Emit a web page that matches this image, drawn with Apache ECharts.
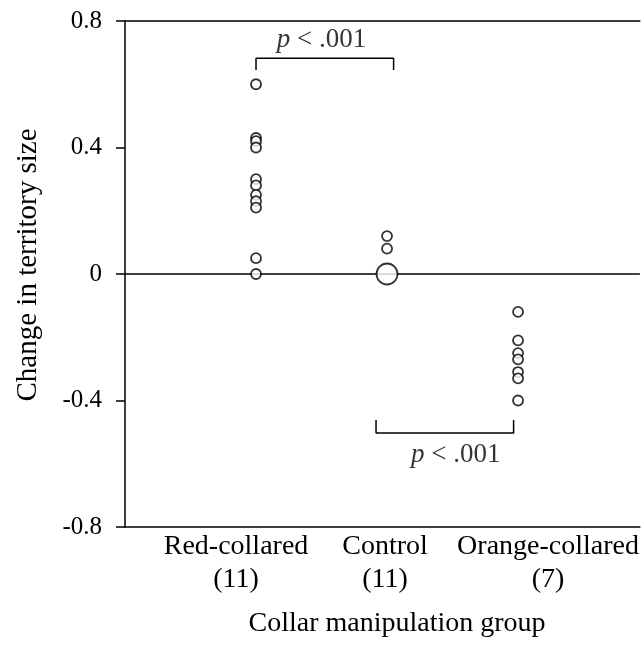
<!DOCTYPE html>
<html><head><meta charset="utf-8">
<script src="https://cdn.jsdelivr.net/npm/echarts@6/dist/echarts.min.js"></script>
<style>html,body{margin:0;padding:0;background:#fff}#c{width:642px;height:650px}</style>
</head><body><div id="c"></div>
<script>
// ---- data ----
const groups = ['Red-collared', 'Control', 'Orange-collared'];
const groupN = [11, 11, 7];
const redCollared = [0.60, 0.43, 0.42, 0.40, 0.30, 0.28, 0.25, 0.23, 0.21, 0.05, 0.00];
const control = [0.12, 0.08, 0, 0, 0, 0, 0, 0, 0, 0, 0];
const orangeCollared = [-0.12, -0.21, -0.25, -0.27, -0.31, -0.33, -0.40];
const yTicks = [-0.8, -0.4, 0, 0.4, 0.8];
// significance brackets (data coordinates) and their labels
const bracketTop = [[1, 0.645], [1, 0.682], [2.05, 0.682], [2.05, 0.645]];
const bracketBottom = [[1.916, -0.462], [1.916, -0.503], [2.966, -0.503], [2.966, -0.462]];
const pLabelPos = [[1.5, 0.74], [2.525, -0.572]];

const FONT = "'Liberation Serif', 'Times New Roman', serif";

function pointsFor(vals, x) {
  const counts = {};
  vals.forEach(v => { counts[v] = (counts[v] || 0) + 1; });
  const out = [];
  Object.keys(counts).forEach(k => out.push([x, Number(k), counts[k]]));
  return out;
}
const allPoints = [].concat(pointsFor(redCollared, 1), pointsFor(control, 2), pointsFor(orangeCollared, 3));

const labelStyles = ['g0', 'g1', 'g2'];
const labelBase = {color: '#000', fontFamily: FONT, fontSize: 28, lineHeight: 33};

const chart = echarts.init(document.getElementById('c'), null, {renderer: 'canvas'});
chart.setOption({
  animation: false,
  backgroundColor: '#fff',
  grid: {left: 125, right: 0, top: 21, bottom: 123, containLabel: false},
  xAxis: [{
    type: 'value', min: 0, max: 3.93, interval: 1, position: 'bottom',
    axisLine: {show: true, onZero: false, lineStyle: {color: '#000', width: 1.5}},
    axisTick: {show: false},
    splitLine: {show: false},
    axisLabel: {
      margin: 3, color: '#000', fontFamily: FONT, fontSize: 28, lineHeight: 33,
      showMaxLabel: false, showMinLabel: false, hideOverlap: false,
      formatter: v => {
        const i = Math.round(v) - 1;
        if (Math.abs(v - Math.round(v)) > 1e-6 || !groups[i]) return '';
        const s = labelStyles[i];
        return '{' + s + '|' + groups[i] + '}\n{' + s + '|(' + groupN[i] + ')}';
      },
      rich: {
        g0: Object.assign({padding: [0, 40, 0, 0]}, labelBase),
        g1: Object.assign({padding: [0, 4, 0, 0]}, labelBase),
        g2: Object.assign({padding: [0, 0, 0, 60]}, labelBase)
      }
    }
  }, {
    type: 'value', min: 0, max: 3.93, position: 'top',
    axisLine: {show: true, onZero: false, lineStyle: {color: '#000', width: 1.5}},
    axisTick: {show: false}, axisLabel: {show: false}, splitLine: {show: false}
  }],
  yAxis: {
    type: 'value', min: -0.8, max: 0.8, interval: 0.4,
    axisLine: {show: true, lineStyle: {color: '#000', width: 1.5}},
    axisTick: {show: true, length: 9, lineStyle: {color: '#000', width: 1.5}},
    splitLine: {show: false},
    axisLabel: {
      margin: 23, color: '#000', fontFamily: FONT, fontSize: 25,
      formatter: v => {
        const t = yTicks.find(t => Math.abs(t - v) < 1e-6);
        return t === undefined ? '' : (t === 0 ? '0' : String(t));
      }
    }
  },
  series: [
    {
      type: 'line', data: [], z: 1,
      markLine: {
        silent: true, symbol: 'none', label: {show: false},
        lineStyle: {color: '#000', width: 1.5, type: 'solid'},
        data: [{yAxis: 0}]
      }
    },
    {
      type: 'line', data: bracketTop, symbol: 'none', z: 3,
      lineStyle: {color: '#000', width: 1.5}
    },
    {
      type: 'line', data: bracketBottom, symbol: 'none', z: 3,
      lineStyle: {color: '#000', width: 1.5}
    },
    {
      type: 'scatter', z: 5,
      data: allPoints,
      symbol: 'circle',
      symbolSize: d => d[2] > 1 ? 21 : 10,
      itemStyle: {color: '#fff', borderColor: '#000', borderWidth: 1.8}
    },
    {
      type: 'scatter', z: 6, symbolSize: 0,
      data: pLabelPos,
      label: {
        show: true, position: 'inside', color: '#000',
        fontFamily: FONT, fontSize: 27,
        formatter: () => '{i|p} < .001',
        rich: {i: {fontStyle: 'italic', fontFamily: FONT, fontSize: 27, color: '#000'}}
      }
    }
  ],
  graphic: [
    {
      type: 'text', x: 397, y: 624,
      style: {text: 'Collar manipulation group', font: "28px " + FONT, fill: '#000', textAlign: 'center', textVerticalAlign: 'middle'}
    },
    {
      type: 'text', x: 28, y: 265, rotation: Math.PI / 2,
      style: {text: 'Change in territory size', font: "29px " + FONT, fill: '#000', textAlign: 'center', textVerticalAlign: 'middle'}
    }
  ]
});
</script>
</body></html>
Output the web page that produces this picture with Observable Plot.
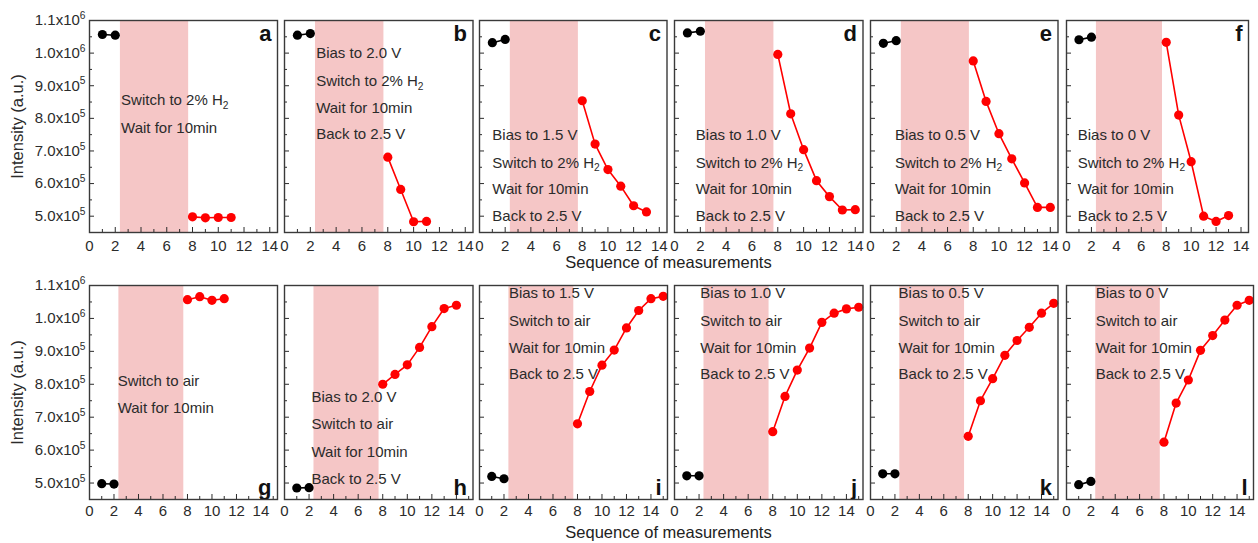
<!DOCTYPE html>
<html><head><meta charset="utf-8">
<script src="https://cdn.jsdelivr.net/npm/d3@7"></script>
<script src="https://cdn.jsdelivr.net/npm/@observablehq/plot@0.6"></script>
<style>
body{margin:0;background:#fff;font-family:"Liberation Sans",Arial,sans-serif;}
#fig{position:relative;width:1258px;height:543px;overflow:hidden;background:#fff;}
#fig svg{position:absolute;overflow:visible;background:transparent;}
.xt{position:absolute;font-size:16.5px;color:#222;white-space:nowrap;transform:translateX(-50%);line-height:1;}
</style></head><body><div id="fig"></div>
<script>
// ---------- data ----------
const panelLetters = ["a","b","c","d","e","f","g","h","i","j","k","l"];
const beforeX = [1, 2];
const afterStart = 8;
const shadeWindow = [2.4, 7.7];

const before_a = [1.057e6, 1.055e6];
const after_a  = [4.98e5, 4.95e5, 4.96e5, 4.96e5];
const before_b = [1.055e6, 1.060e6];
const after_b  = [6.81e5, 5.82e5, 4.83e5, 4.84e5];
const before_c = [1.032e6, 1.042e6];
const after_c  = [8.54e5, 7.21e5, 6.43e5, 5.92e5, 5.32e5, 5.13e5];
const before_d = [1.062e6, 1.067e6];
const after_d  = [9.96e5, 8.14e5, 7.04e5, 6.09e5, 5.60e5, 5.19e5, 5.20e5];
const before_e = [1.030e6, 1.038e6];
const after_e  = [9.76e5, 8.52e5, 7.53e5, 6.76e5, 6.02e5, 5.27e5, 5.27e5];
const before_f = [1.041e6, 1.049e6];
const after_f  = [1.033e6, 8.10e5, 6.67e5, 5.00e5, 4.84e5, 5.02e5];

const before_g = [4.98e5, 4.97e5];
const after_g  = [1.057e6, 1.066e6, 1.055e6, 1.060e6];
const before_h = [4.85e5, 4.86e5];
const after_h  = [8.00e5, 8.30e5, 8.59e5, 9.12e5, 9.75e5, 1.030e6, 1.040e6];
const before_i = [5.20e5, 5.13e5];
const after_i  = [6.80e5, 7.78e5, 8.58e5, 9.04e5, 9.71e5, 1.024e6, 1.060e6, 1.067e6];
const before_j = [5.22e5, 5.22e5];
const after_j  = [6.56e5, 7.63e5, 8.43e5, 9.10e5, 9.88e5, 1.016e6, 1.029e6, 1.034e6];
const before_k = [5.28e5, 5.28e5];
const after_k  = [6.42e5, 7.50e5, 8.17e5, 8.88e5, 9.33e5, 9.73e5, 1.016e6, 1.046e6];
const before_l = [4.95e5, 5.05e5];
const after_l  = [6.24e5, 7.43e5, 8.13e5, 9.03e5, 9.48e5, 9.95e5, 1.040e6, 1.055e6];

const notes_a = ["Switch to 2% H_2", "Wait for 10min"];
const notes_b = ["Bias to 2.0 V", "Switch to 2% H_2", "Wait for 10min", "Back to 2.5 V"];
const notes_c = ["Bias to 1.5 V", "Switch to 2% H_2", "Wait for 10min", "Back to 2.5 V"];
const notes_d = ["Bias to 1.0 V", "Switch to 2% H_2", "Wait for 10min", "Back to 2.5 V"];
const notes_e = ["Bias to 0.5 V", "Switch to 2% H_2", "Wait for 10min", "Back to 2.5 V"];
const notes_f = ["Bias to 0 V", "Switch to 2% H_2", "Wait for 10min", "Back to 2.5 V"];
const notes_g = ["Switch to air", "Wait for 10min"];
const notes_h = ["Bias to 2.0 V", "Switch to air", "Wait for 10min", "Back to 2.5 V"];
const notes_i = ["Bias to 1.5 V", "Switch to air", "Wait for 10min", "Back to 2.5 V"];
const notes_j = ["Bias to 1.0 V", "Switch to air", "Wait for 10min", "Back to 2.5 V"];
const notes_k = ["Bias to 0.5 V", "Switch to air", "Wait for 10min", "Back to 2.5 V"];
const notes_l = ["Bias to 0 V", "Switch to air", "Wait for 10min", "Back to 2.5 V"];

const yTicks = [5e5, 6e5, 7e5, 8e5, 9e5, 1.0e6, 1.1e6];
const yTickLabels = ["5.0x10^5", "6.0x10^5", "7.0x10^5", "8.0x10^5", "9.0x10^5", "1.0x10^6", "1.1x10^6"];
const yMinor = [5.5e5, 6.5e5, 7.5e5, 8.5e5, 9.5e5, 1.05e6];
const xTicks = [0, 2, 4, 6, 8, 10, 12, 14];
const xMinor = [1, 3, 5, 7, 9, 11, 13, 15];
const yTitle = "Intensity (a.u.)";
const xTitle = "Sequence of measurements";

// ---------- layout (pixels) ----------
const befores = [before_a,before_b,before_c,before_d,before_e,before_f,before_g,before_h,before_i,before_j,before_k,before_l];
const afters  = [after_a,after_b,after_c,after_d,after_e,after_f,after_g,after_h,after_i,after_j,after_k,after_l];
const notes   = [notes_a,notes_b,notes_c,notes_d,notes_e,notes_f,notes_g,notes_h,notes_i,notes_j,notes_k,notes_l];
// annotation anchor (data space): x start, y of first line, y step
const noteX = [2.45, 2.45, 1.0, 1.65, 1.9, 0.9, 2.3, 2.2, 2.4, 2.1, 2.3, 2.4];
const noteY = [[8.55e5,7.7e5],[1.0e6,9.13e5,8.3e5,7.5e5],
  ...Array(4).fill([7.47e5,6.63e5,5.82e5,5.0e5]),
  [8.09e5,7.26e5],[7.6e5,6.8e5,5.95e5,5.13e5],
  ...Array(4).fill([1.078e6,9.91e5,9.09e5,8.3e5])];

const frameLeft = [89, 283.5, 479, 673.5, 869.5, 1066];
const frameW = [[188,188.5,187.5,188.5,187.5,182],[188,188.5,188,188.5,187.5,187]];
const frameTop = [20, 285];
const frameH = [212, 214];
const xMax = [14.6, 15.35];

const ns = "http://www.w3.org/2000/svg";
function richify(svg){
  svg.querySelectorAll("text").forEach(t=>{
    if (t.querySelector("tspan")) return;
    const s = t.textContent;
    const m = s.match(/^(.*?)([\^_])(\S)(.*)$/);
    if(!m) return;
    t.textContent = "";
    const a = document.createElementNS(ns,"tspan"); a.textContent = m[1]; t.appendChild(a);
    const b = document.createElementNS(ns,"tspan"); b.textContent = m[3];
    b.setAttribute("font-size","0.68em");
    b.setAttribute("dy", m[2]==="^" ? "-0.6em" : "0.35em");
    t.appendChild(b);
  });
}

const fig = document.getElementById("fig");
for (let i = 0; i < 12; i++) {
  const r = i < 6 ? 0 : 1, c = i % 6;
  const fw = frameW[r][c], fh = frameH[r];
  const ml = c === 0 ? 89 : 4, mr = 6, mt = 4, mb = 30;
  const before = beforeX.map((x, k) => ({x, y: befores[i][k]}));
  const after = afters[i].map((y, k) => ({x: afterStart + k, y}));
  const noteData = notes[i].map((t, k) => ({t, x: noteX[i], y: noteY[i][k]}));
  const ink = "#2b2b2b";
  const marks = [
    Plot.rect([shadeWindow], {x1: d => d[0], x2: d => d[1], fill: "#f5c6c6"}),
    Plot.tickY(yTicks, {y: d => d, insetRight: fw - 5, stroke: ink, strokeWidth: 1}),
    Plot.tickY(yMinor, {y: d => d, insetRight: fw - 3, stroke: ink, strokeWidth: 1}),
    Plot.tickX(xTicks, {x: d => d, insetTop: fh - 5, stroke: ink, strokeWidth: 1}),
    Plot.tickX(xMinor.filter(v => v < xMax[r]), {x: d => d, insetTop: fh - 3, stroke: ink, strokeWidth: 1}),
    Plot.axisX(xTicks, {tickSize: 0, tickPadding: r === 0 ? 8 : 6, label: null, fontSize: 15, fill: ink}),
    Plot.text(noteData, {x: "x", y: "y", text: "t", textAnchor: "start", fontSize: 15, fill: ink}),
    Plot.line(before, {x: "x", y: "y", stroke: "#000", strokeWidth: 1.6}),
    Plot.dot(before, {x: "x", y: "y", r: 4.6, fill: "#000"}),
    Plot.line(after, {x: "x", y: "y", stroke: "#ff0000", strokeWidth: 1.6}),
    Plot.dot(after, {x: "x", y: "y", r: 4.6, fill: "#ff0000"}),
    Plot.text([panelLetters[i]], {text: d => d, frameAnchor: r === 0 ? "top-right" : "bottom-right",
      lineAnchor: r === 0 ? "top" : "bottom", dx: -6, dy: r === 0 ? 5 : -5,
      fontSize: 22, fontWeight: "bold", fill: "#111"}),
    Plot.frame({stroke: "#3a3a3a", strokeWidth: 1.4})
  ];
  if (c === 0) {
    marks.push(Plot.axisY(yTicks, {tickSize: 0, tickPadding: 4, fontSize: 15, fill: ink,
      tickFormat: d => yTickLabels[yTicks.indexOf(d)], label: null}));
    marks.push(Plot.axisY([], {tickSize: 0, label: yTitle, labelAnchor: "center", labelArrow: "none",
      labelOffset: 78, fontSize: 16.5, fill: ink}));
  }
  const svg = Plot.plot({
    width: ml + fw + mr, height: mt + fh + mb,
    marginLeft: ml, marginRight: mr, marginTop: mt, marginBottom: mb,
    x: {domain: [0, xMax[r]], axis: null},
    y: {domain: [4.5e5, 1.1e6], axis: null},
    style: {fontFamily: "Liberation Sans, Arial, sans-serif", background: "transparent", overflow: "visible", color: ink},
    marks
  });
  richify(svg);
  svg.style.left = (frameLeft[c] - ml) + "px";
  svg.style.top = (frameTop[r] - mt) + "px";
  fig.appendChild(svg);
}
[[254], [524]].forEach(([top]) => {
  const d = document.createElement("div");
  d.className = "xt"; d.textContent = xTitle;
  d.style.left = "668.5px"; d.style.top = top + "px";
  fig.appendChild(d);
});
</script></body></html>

- _PROBLEM DESCRIPTION_: Transcribe exactly, with no pictures, the lines running from the first line of the material through the line holding "Serif', 'Times New".

- _OUTPUT FOR THIS EXERCISE_:
Emit a web page that matches this image, drawn with Apache ECharts.
<!DOCTYPE html>
<html><head><meta charset="utf-8">
<script src="https://cdn.jsdelivr.net/npm/echarts@6/dist/echarts.min.js"></script>
<style>html,body{margin:0;padding:0;background:#fff}#c{width:642px;height:650px}</style>
</head><body><div id="c"></div>
<script>
// ---- data ----
const groups = ['Red-collared', 'Control', 'Orange-collared'];
const groupN = [11, 11, 7];
const redCollared = [0.60, 0.43, 0.42, 0.40, 0.30, 0.28, 0.25, 0.23, 0.21, 0.05, 0.00];
const control = [0.12, 0.08, 0, 0, 0, 0, 0, 0, 0, 0, 0];
const orangeCollared = [-0.12, -0.21, -0.25, -0.27, -0.31, -0.33, -0.40];
const yTicks = [-0.8, -0.4, 0, 0.4, 0.8];
// significance brackets (data coordinates) and their labels
const bracketTop = [[1, 0.645], [1, 0.682], [2.05, 0.682], [2.05, 0.645]];
const bracketBottom = [[1.916, -0.462], [1.916, -0.503], [2.966, -0.503], [2.966, -0.462]];
const pLabelPos = [[1.5, 0.74], [2.525, -0.572]];

const FONT = "'Liberation Serif', 'Times New Roman', serif";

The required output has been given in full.